* _DATA PROVIDED_
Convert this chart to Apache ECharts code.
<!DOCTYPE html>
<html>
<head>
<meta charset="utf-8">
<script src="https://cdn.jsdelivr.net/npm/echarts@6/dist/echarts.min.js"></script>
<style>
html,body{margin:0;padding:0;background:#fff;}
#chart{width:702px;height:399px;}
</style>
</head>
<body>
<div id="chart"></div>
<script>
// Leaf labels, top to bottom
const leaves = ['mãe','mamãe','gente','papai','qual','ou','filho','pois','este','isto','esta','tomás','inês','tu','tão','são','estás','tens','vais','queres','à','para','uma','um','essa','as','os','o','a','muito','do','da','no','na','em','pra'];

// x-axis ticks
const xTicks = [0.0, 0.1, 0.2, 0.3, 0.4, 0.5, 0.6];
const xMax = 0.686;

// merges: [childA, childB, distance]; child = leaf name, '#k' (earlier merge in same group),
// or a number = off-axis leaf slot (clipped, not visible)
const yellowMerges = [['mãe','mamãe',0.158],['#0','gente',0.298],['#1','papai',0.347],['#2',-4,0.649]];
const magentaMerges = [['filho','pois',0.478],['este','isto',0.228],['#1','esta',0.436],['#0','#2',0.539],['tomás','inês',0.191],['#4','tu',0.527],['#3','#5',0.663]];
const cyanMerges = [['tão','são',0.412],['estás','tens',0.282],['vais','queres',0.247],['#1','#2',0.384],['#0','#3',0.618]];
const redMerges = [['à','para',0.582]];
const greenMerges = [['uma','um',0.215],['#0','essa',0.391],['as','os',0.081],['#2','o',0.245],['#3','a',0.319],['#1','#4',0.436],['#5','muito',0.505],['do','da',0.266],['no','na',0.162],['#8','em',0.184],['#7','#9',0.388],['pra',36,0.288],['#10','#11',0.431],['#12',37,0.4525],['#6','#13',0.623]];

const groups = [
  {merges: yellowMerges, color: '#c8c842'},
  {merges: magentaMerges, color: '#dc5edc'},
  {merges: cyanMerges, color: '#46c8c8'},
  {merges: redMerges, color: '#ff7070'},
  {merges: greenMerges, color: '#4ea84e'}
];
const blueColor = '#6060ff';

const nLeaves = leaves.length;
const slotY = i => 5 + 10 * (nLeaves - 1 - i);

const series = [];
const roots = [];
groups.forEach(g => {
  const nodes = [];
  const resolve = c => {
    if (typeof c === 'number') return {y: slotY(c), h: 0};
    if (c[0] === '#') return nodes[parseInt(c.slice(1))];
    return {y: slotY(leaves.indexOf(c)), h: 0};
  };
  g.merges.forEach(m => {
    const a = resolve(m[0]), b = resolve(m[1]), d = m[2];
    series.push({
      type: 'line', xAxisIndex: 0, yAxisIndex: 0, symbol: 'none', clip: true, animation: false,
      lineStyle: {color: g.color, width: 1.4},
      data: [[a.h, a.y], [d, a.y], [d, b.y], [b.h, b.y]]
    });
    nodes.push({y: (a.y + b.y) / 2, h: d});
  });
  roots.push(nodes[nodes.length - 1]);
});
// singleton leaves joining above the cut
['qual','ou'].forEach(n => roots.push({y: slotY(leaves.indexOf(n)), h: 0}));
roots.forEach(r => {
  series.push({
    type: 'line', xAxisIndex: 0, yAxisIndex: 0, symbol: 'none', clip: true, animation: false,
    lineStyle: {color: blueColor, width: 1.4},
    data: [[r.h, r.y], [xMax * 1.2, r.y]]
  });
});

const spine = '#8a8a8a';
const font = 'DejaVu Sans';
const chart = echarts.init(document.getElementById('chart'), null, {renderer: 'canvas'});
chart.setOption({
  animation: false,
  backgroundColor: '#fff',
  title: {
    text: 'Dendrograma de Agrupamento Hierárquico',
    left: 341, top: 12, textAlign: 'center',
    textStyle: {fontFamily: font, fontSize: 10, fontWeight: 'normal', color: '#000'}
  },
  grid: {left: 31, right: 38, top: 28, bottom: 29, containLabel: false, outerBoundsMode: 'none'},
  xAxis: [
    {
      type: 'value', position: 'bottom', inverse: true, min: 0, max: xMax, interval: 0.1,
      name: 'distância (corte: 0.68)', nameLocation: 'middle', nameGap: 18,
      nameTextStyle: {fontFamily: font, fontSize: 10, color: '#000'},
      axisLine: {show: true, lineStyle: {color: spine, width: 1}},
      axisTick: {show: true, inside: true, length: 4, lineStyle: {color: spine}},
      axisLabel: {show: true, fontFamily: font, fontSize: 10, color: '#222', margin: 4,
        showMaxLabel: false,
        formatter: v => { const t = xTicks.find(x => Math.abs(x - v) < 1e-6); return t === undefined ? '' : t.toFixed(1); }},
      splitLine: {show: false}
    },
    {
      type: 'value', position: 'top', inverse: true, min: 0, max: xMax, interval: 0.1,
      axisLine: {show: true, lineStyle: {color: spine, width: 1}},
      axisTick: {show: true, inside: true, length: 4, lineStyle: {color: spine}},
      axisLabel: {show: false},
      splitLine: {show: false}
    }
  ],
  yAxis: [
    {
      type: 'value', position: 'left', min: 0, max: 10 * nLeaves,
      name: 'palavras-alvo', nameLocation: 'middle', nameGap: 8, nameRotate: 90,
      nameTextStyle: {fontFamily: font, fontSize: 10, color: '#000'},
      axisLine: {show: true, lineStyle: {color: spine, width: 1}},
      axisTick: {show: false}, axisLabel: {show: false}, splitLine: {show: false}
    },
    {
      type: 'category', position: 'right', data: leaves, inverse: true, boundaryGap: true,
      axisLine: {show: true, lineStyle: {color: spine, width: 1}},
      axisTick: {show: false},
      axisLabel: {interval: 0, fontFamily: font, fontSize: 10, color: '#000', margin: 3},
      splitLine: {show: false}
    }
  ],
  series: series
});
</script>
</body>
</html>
* * *
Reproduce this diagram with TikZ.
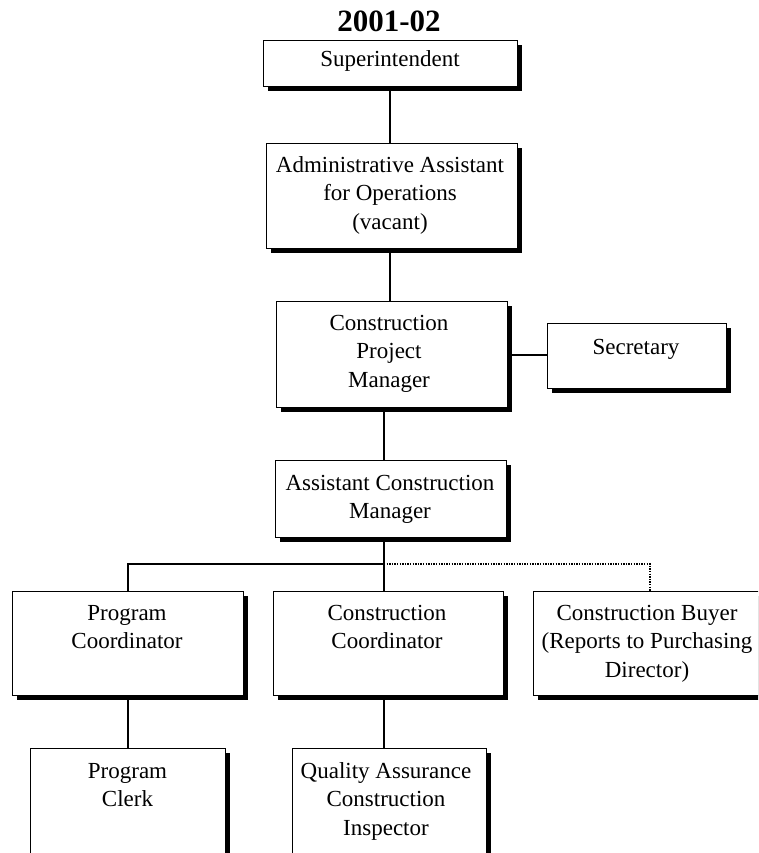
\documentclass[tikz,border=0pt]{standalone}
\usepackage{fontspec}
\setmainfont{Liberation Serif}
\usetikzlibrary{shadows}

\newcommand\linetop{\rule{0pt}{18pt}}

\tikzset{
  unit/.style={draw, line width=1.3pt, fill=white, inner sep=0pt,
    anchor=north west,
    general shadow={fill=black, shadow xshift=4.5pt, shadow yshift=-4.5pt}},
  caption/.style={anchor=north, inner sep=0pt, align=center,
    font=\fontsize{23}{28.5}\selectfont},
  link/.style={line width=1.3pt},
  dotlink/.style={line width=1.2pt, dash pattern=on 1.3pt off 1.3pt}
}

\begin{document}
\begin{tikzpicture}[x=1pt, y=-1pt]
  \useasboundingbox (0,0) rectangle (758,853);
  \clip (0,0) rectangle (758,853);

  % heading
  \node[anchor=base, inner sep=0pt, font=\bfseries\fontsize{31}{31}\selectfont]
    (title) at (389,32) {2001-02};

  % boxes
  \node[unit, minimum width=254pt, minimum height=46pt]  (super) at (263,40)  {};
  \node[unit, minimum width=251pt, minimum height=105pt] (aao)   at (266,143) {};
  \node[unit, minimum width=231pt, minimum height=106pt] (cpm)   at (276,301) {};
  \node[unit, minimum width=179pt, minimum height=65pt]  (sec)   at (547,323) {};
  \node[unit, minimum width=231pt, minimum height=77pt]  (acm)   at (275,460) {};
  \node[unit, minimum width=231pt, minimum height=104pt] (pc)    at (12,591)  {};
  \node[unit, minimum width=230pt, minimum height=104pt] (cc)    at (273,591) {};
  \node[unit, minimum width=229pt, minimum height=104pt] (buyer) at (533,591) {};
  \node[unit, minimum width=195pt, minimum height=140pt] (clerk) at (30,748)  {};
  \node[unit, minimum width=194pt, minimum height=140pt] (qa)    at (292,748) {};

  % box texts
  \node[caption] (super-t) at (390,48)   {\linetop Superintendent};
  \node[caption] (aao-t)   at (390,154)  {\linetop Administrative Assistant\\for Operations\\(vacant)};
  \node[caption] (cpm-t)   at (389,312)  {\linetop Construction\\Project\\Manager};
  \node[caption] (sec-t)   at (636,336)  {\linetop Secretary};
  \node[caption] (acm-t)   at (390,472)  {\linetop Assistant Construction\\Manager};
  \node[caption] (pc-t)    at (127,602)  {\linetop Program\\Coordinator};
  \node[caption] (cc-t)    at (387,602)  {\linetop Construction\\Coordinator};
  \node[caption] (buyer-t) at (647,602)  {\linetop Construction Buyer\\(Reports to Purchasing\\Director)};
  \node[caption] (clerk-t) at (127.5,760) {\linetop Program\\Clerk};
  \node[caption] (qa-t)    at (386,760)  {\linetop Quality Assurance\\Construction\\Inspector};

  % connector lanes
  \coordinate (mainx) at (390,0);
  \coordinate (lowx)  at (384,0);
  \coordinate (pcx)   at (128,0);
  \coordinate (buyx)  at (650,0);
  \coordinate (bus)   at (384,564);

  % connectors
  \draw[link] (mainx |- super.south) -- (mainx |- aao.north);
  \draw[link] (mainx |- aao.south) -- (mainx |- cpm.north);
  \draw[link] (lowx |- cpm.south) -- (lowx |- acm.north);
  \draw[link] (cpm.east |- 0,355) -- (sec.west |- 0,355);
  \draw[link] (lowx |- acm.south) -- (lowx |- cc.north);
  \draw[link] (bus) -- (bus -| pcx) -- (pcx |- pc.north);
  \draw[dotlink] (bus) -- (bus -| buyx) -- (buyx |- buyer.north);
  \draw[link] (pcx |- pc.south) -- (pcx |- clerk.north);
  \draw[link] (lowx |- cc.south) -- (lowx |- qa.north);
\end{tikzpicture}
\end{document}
--
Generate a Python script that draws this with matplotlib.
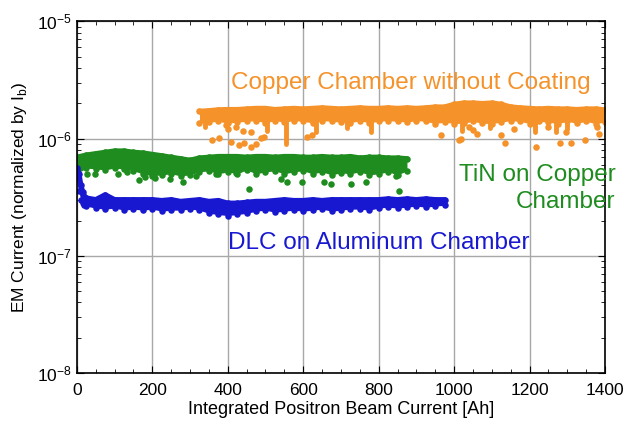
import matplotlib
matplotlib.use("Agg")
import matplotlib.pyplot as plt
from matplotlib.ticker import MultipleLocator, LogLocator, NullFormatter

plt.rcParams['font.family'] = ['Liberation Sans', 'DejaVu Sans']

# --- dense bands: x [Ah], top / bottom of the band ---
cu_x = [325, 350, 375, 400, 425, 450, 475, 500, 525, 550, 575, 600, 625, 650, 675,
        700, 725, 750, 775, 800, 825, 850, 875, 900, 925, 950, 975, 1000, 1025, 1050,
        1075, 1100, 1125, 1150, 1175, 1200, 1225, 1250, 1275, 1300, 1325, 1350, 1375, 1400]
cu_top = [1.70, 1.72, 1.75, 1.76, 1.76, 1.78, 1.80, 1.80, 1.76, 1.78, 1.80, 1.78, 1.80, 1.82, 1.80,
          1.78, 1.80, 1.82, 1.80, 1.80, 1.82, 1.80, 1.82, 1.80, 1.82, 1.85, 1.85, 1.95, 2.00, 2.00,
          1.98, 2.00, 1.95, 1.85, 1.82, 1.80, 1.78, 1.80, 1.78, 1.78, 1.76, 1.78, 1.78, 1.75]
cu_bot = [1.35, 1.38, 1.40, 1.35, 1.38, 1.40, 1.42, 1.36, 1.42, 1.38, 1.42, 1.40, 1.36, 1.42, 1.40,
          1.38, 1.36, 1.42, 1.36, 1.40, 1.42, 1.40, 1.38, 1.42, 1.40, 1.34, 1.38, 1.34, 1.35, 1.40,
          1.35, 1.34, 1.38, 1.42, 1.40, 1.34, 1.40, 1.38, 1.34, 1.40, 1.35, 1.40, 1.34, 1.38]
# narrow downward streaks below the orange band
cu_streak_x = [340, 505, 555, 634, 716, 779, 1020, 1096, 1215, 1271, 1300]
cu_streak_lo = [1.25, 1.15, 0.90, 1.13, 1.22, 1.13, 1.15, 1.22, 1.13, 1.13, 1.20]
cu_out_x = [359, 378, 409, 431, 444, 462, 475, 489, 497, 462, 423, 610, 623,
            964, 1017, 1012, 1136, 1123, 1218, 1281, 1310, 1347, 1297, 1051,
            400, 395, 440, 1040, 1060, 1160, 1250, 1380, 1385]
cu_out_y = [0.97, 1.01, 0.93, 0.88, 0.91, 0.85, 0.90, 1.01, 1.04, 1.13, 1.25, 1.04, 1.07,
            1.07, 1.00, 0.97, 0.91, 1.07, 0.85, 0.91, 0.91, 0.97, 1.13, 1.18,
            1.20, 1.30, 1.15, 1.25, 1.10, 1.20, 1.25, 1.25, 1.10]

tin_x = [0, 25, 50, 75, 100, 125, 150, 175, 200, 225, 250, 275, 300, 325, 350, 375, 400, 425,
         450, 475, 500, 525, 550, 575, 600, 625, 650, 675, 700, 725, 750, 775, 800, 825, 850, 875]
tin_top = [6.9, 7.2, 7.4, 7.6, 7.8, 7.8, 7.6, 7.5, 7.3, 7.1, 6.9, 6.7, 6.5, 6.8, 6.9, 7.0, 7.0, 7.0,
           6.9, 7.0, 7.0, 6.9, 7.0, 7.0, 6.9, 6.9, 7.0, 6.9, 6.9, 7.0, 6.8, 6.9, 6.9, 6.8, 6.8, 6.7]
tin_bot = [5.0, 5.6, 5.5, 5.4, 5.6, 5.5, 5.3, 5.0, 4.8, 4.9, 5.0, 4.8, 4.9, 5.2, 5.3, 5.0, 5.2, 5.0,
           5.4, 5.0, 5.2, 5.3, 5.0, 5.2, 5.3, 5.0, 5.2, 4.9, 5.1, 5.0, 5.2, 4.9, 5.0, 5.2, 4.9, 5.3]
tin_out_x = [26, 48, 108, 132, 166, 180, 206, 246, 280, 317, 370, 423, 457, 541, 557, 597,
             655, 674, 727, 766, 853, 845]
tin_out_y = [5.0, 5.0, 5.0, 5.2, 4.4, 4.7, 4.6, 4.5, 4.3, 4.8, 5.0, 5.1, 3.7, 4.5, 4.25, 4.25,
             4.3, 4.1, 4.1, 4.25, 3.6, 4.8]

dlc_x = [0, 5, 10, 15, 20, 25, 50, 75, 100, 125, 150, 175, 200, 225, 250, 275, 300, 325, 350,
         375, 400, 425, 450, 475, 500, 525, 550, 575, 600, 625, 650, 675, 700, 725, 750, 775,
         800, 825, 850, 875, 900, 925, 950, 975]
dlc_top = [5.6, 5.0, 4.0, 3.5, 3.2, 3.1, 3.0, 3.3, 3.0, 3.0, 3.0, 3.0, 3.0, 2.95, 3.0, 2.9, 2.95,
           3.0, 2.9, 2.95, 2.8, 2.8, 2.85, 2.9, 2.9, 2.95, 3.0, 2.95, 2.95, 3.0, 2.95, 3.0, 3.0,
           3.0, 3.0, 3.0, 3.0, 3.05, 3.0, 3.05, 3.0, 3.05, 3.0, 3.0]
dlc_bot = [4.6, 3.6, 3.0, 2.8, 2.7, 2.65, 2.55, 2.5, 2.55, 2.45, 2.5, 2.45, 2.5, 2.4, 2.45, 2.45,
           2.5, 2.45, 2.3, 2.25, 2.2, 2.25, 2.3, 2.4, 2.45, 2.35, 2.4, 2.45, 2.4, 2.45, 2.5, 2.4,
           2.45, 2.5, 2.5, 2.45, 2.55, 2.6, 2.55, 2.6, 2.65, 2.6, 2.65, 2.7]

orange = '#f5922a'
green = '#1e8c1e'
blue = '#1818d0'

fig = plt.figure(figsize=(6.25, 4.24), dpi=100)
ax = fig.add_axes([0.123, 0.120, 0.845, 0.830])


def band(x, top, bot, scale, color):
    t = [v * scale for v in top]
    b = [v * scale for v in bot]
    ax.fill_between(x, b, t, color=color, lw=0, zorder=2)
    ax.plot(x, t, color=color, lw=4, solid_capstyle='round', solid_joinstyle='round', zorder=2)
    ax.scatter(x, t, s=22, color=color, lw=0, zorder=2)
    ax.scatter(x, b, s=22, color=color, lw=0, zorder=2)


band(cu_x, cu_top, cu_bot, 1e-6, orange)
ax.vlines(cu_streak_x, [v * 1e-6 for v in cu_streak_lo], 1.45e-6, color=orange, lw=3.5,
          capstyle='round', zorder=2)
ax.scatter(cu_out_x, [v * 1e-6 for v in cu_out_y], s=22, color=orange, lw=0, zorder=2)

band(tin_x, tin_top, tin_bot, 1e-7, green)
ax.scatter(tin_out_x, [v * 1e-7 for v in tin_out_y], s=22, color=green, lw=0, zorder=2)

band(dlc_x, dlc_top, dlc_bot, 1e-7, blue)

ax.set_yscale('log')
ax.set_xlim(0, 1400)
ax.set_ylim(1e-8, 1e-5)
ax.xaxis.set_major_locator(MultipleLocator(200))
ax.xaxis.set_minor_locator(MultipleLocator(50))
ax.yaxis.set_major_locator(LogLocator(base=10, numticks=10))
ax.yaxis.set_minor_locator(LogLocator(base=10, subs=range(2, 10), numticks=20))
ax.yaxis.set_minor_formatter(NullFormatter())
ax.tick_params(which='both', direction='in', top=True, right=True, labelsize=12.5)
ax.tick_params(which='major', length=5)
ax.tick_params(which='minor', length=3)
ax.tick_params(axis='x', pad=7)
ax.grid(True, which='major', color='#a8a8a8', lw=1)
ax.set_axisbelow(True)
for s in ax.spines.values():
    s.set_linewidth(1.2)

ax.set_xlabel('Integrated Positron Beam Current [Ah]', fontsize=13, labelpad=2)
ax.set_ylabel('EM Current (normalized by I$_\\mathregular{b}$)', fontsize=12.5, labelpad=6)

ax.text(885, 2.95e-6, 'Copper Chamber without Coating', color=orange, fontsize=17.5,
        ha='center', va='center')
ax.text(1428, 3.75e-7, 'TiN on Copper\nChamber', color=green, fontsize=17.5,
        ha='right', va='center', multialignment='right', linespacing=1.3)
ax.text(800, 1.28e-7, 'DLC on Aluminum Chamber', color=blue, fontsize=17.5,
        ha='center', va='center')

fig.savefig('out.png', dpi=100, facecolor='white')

* _TO DO_
Transcribe the lines above from the one with "Convert this chart to Apache ECharts code." through the one with "const slotY = i". Include both ends and leave out every other line.

* _RESPONSE TO THE EXERCISE_
Convert this chart to Apache ECharts code.
<!DOCTYPE html>
<html>
<head>
<meta charset="utf-8">
<script src="https://cdn.jsdelivr.net/npm/echarts@6/dist/echarts.min.js"></script>
<style>
html,body{margin:0;padding:0;background:#fff;}
#chart{width:702px;height:399px;}
</style>
</head>
<body>
<div id="chart"></div>
<script>
// Leaf labels, top to bottom
const leaves = ['mãe','mamãe','gente','papai','qual','ou','filho','pois','este','isto','esta','tomás','inês','tu','tão','são','estás','tens','vais','queres','à','para','uma','um','essa','as','os','o','a','muito','do','da','no','na','em','pra'];

// x-axis ticks
const xTicks = [0.0, 0.1, 0.2, 0.3, 0.4, 0.5, 0.6];
const xMax = 0.686;

// merges: [childA, childB, distance]; child = leaf name, '#k' (earlier merge in same group),
// or a number = off-axis leaf slot (clipped, not visible)
const yellowMerges = [['mãe','mamãe',0.158],['#0','gente',0.298],['#1','papai',0.347],['#2',-4,0.649]];
const magentaMerges = [['filho','pois',0.478],['este','isto',0.228],['#1','esta',0.436],['#0','#2',0.539],['tomás','inês',0.191],['#4','tu',0.527],['#3','#5',0.663]];
const cyanMerges = [['tão','são',0.412],['estás','tens',0.282],['vais','queres',0.247],['#1','#2',0.384],['#0','#3',0.618]];
const redMerges = [['à','para',0.582]];
const greenMerges = [['uma','um',0.215],['#0','essa',0.391],['as','os',0.081],['#2','o',0.245],['#3','a',0.319],['#1','#4',0.436],['#5','muito',0.505],['do','da',0.266],['no','na',0.162],['#8','em',0.184],['#7','#9',0.388],['pra',36,0.288],['#10','#11',0.431],['#12',37,0.4525],['#6','#13',0.623]];

const groups = [
  {merges: yellowMerges, color: '#c8c842'},
  {merges: magentaMerges, color: '#dc5edc'},
  {merges: cyanMerges, color: '#46c8c8'},
  {merges: redMerges, color: '#ff7070'},
  {merges: greenMerges, color: '#4ea84e'}
];
const blueColor = '#6060ff';

const nLeaves = leaves.length;
const slotY = i => 5 + 10 * (nLeaves - 1 - i);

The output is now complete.